* **DATASET EXCERPT**:
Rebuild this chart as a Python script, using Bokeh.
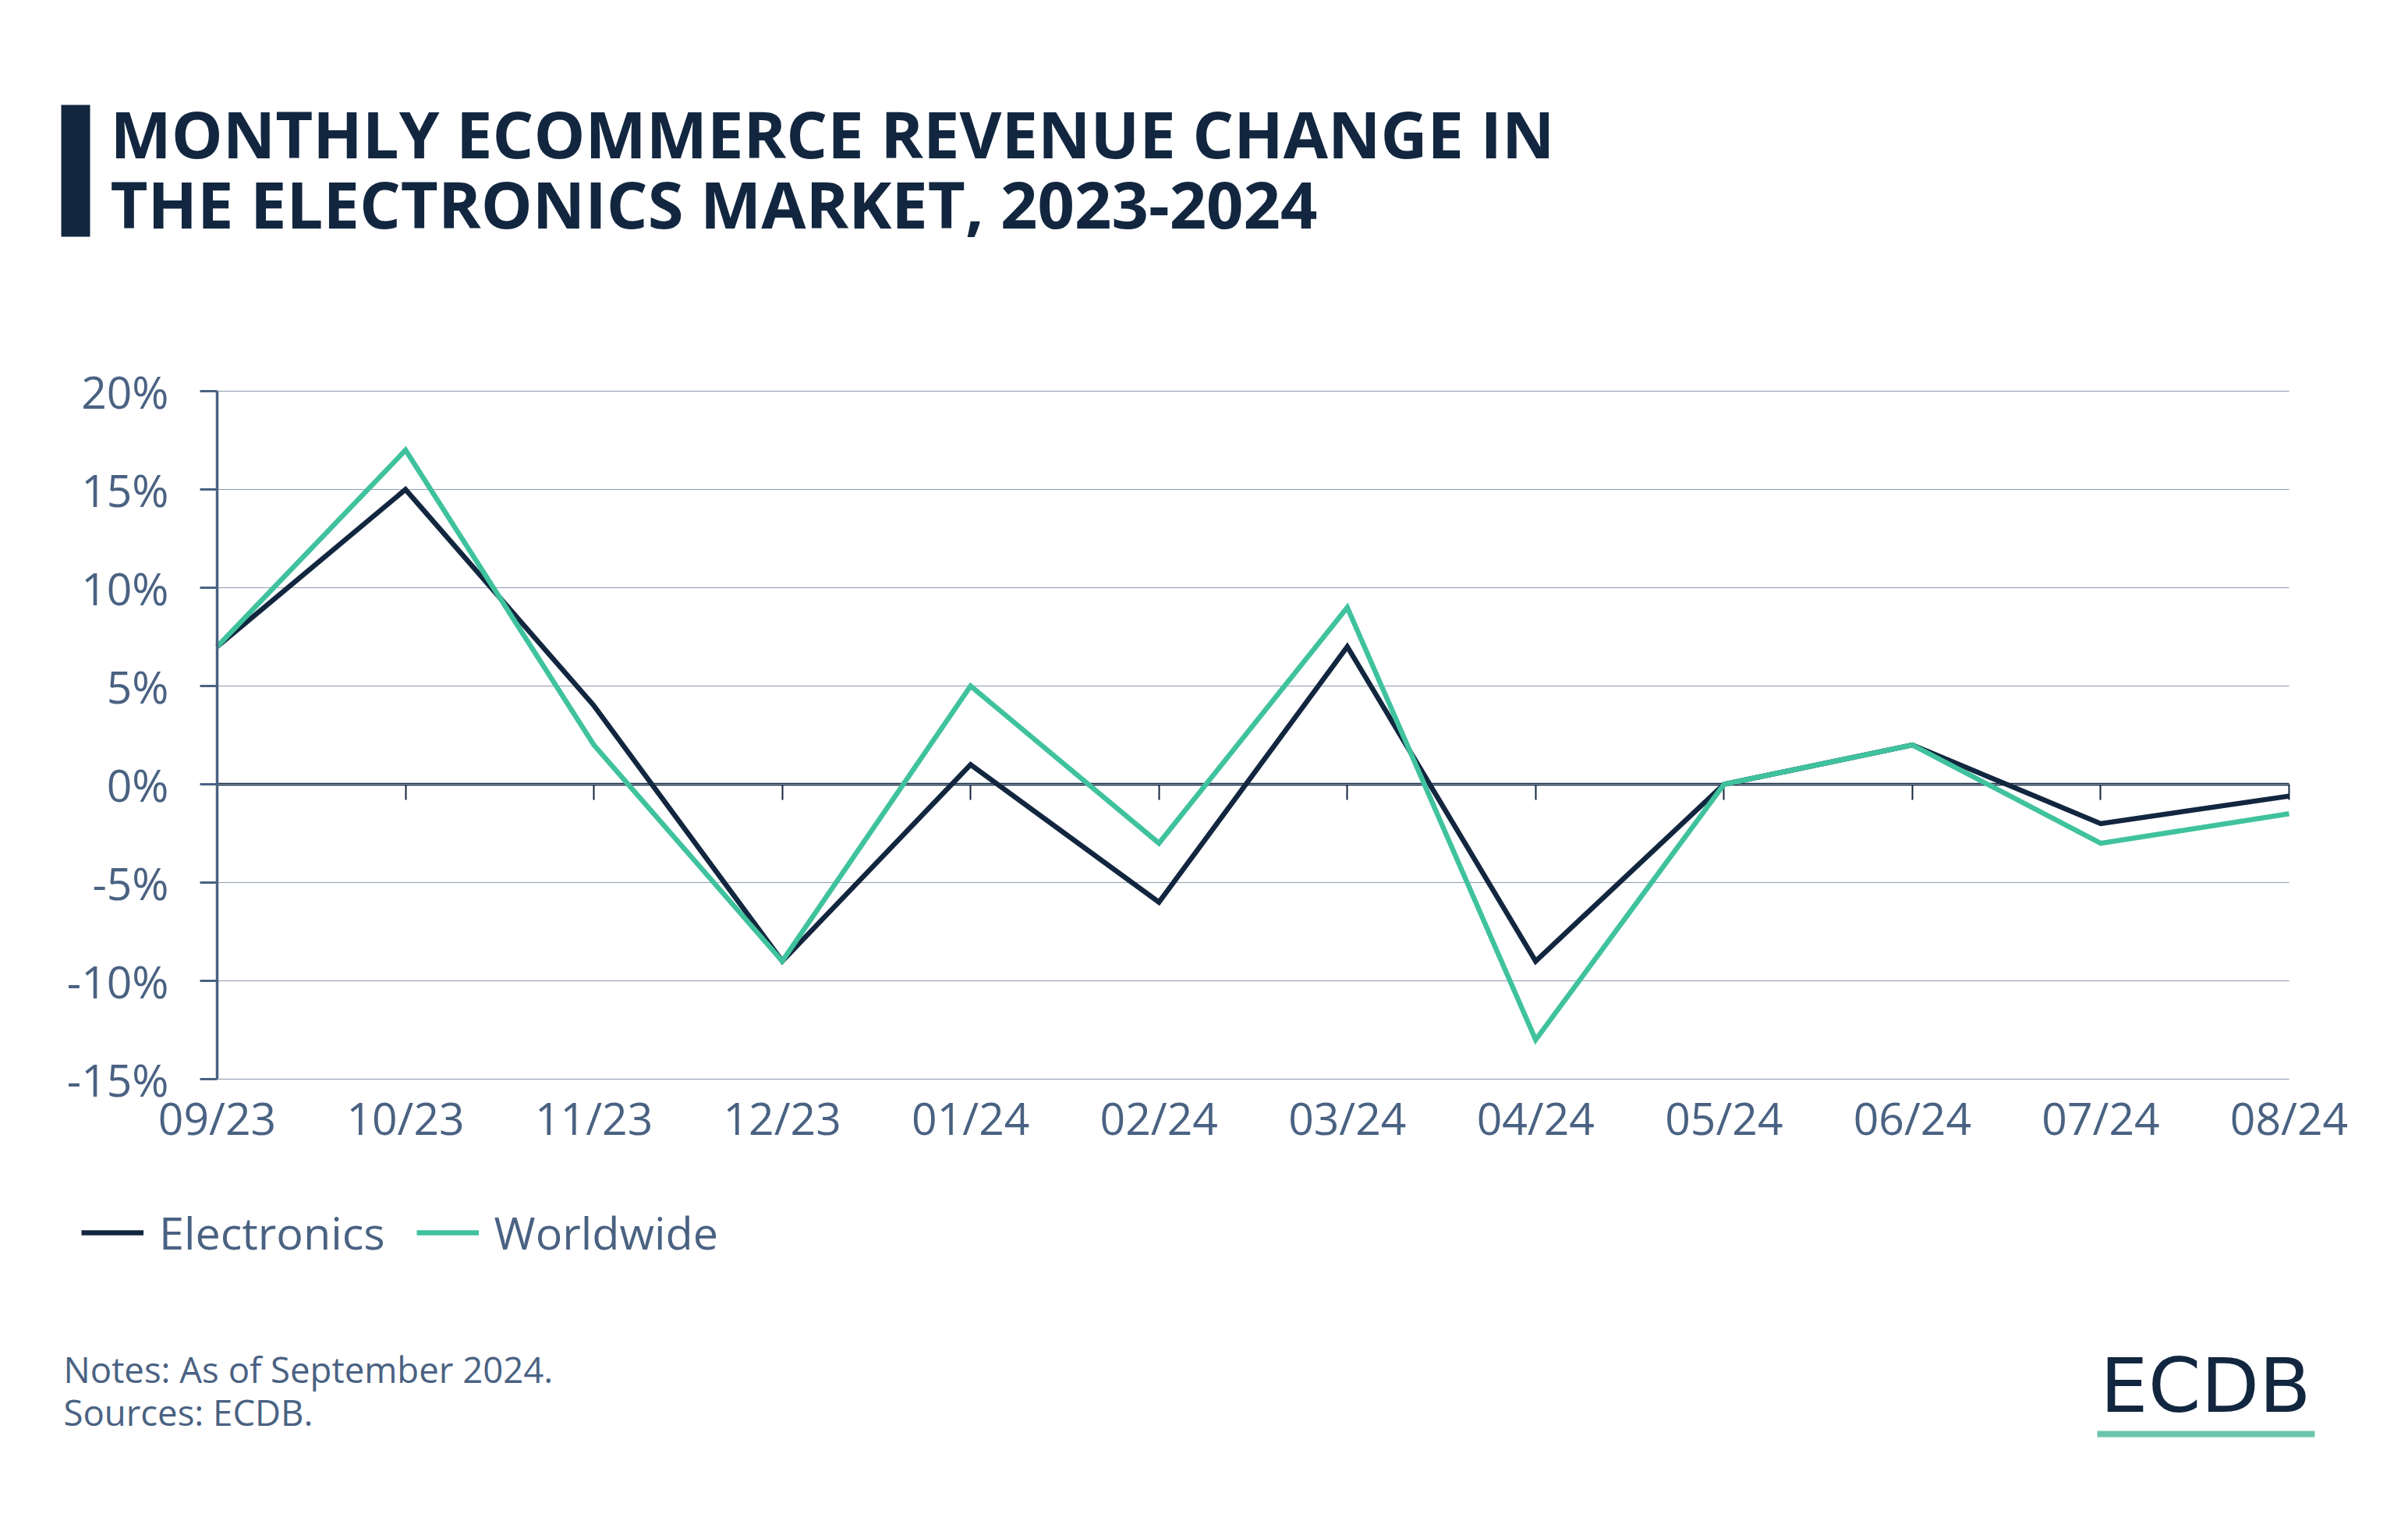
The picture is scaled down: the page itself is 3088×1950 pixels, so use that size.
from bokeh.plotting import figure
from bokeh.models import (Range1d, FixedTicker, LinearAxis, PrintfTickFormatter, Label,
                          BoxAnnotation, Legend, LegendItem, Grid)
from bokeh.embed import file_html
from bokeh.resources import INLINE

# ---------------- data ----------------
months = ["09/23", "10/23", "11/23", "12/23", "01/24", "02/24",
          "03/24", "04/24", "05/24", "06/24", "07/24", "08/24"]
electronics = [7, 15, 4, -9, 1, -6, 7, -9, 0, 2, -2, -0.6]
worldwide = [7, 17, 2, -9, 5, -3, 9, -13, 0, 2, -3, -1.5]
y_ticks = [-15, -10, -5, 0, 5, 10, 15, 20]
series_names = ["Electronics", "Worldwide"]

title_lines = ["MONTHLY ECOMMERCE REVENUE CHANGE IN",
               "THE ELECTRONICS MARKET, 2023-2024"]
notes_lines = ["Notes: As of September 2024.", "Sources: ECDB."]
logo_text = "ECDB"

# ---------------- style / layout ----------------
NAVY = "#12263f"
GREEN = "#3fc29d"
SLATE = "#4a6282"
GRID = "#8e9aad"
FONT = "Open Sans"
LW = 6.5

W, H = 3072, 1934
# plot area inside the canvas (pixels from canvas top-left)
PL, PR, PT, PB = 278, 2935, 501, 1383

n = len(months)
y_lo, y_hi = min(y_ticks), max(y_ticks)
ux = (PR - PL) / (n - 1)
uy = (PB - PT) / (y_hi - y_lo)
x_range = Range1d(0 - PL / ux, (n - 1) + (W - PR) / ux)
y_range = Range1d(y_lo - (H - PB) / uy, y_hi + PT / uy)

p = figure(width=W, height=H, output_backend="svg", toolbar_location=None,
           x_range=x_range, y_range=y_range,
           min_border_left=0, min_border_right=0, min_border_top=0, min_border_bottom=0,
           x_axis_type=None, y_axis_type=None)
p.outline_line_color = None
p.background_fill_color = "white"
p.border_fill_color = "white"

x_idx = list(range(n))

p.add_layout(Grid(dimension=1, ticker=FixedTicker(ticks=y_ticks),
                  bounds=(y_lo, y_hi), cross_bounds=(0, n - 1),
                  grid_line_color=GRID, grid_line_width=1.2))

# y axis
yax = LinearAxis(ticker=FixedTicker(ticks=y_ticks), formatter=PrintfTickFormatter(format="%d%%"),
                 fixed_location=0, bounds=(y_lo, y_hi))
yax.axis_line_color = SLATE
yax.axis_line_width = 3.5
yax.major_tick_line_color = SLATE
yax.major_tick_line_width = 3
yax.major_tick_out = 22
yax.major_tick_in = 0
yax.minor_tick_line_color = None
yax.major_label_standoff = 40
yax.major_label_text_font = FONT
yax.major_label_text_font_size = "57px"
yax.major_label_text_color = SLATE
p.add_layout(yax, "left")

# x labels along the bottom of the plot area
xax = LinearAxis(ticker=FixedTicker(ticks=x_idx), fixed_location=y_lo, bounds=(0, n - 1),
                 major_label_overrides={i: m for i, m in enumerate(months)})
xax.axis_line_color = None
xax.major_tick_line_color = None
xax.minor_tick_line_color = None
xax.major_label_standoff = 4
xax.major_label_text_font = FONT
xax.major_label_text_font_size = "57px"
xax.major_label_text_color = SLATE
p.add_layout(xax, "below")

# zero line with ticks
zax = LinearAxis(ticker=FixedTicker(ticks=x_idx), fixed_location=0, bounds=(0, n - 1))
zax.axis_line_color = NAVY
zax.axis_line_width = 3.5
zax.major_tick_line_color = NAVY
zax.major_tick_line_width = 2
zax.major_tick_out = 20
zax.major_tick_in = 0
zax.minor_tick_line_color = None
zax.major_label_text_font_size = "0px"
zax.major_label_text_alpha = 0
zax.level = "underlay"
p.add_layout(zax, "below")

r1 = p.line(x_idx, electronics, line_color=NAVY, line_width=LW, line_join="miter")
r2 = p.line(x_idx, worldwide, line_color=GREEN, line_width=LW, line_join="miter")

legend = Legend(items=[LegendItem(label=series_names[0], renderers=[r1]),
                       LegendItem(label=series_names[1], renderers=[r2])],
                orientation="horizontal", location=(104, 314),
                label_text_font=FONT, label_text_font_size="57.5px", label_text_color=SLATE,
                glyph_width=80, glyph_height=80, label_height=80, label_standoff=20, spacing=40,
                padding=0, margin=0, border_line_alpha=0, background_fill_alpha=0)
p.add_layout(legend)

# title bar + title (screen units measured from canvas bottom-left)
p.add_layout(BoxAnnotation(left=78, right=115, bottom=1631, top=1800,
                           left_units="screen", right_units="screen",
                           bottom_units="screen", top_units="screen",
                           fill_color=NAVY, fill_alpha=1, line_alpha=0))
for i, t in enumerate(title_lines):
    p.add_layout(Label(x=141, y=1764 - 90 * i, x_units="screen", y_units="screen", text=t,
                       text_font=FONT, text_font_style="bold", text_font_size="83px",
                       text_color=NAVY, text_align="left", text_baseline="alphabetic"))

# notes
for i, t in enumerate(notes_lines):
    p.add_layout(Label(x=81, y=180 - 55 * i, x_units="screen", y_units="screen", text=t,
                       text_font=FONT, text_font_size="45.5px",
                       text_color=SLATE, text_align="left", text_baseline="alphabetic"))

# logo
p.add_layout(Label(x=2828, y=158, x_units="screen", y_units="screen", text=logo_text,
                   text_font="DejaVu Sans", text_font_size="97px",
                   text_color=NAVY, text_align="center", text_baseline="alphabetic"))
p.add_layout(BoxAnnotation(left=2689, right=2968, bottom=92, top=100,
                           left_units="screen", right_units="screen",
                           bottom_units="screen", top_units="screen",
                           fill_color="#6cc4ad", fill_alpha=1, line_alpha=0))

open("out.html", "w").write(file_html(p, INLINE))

* **THE EXERCISE**:
Output nothing except the lines from the line with "The picture is" through the line with "y_range = Range1d(y_lo", copied exactly, end lines included.

* **EXERCISE ANSWER**:
The picture is scaled down: the page itself is 3088×1950 pixels, so use that size.
from bokeh.plotting import figure
from bokeh.models import (Range1d, FixedTicker, LinearAxis, PrintfTickFormatter, Label,
                          BoxAnnotation, Legend, LegendItem, Grid)
from bokeh.embed import file_html
from bokeh.resources import INLINE

# ---------------- data ----------------
months = ["09/23", "10/23", "11/23", "12/23", "01/24", "02/24",
          "03/24", "04/24", "05/24", "06/24", "07/24", "08/24"]
electronics = [7, 15, 4, -9, 1, -6, 7, -9, 0, 2, -2, -0.6]
worldwide = [7, 17, 2, -9, 5, -3, 9, -13, 0, 2, -3, -1.5]
y_ticks = [-15, -10, -5, 0, 5, 10, 15, 20]
series_names = ["Electronics", "Worldwide"]

title_lines = ["MONTHLY ECOMMERCE REVENUE CHANGE IN",
               "THE ELECTRONICS MARKET, 2023-2024"]
notes_lines = ["Notes: As of September 2024.", "Sources: ECDB."]
logo_text = "ECDB"

# ---------------- style / layout ----------------
NAVY = "#12263f"
GREEN = "#3fc29d"
SLATE = "#4a6282"
GRID = "#8e9aad"
FONT = "Open Sans"
LW = 6.5

W, H = 3072, 1934
# plot area inside the canvas (pixels from canvas top-left)
PL, PR, PT, PB = 278, 2935, 501, 1383

n = len(months)
y_lo, y_hi = min(y_ticks), max(y_ticks)
ux = (PR - PL) / (n - 1)
uy = (PB - PT) / (y_hi - y_lo)
x_range = Range1d(0 - PL / ux, (n - 1) + (W - PR) / ux)
y_range = Range1d(y_lo - (H - PB) / uy, y_hi + PT / uy)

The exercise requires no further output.